Starting pitcher David Phelps actually pitched pretty well during his 6 innings, short of the 3 runs he allowed (one was a solo home run in the 2nd inning), and was able to get out of some rather tight jams with the flair of a more-seasoned pitcher. Shawn Kelley came into the game in the 7th inning (Phelps had allowed a single to start the inning) to walk a batter, allow an RBI double, intentionally walk a batter to load the bases, force the infield fly rule on a pop up (the 1st out of the inning), walk another batter which walked in a run (always my least favorite way to score), and finally a fly out and ground out to end the inning. This was nowhere near Kelley’s best, nor was it what we’re used to seeing from him. Joba Chamberlain’s pitching in the 8th allowed an additional run on an RBI single which made the final score 6-2 Angels.

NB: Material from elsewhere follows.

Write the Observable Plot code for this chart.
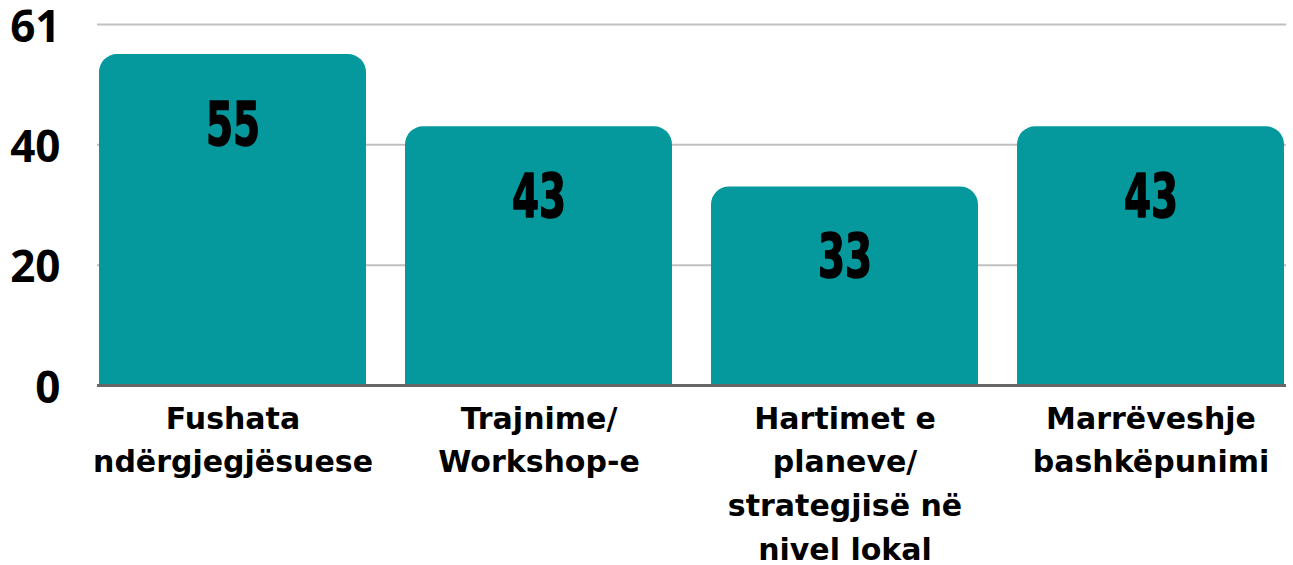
<!DOCTYPE html>
<html><head><meta charset="utf-8">
<script src="https://cdn.jsdelivr.net/npm/d3@7"></script>
<script src="https://cdn.jsdelivr.net/npm/@observablehq/plot@0.6"></script>
<style>body{margin:0;background:#fff;overflow:hidden}</style>
</head><body><div id="chart"></div>
<script>
const categories = ["Fushata\nndërgjegjësuese", "Trajnime/\nWorkshop-e", "Hartimet e\nplaneve/\nstrategjisë në\nnivel lokal", "Marrëveshje\nbashkëpunimi"];
const values = [55, 43, 33, 43];
const yTicks = [0, 20, 40, 60];
const yTickLabels = ["0", "20", "40", "61"];

const data = categories.map((c, i) => ({category: c, value: values[i]}));
const barColor = "#05999e";

const chart = Plot.plot({
  width: 1293, height: 565,
  marginLeft: 97, marginRight: 7, marginTop: 24, marginBottom: 180,
  style: {background: "#fff", color: "#000", overflow: "visible"},
  x: {domain: categories, paddingInner: 0.127, paddingOuter: 0, label: null},
  y: {domain: [0, 60], label: null},
  marks: [
    Plot.gridY(yTicks, {stroke: "#c0c0c0", strokeOpacity: 1, strokeWidth: 2}),
    Plot.barY(data, {x: "category", y: "value", fill: barColor, rx: 18}),
    Plot.barY(data, {x: "category", y1: 0, y2: d => d.value / 2, fill: barColor}),
    Plot.ruleY([0], {stroke: "#666", strokeWidth: 3}),
    Plot.axisY(yTicks, {tickSize: 0, tickPadding: 37, dy: 3, tickFormat: d => yTickLabels[yTicks.indexOf(d)],
      fontSize: 44, fontWeight: 700, fontFamily: "'Open Sans', sans-serif", label: null}),
    Plot.axisX({tickSize: 0, tickPadding: 12, fontSize: 30, fontWeight: 700, lineHeight: 1.46,
      fontFamily: "'DejaVu Sans', sans-serif", label: null}),
    Plot.text(data, {x: "category", y: "value", text: d => String(d.value), dy: 71,
      lineAnchor: "middle", fontSize: 60, fontWeight: 700, fill: "#000", stroke: "#000", strokeWidth: 1.5,
      fontFamily: "'Liberation Sans Narrow', 'DejaVu Sans Condensed', sans-serif", className: "vallab"})
  ]
});
document.getElementById("chart").append(chart);
chart.querySelectorAll(".vallab text").forEach(t => {
  const tr = t.getAttribute("transform");
  if (tr && tr.includes("translate")) t.setAttribute("transform", tr + " scale(0.72,1)");
});
</script>
</body></html>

June really hasn’t been the Yankees month, and part of me is really glad it’s half-way over. But the other part of me also knows this can’t last forever. Eventually, the pieces will fall into place and they’ll win again. And that’s how I have to stay positive (as I committed to do on this blog) — with a huge reality check. Even the absolute worse teams in baseball win games from time to time; no team goes 0-162 for an entire season. But that reality check compared to what you see cascading down the standings and those pesky little average numbers isn’t always comforting, nor should it be. What it should do is challenge the players to reach further, play harder, work better together, and push themselves to be the kind of players and the kind of team that deserve to wear the famous pinstripes.
And I guess that’s why people hide on the other side of the fence at games or behind computer screens on message boards and try to figure out what’s wrong. So they scream (or write) things at or about the players or coaches or team that aren’t positive or productive and most of the time not even true. And why? Because they really can’t do anything about it, and that in itself is frustrating. When you go to a game, the players don’t guarantee that your team will win. It’s always anyone’s game, or rather I should say, it’s always anyone who’s actually paid to play the game’s game. That’s right. No matter what happens, the people in the seats have zero control over the outcome of the game (save some fan interference, which is illegal or at least strongly frowned upon).
So while fans scream ridiculous (and often hateful) things at the players, it’s just as silly and ridiculous as the wave or those awful noisemakers at some stadiums. None of those things accomplish anything but make their participants look foolish. Yes, I have some pet peeves regarding baseball and almost all of them involve these kinds of fans. We Yankee fans know all too well that the guy that may cause us some trouble today might be in next year’s roll call (like Wells and Youkilis this year) and thus embraced by all Yankee fans. I don’t think I can preach this too much — rivalry is a side-effect of good sportsmanship and competition, but mean-spirited hatred does nothing for the sport or the people involved except breed more hate and negativity — even if it’s the team to which you’ve sworn your loyalty. Stay positive and classy, people!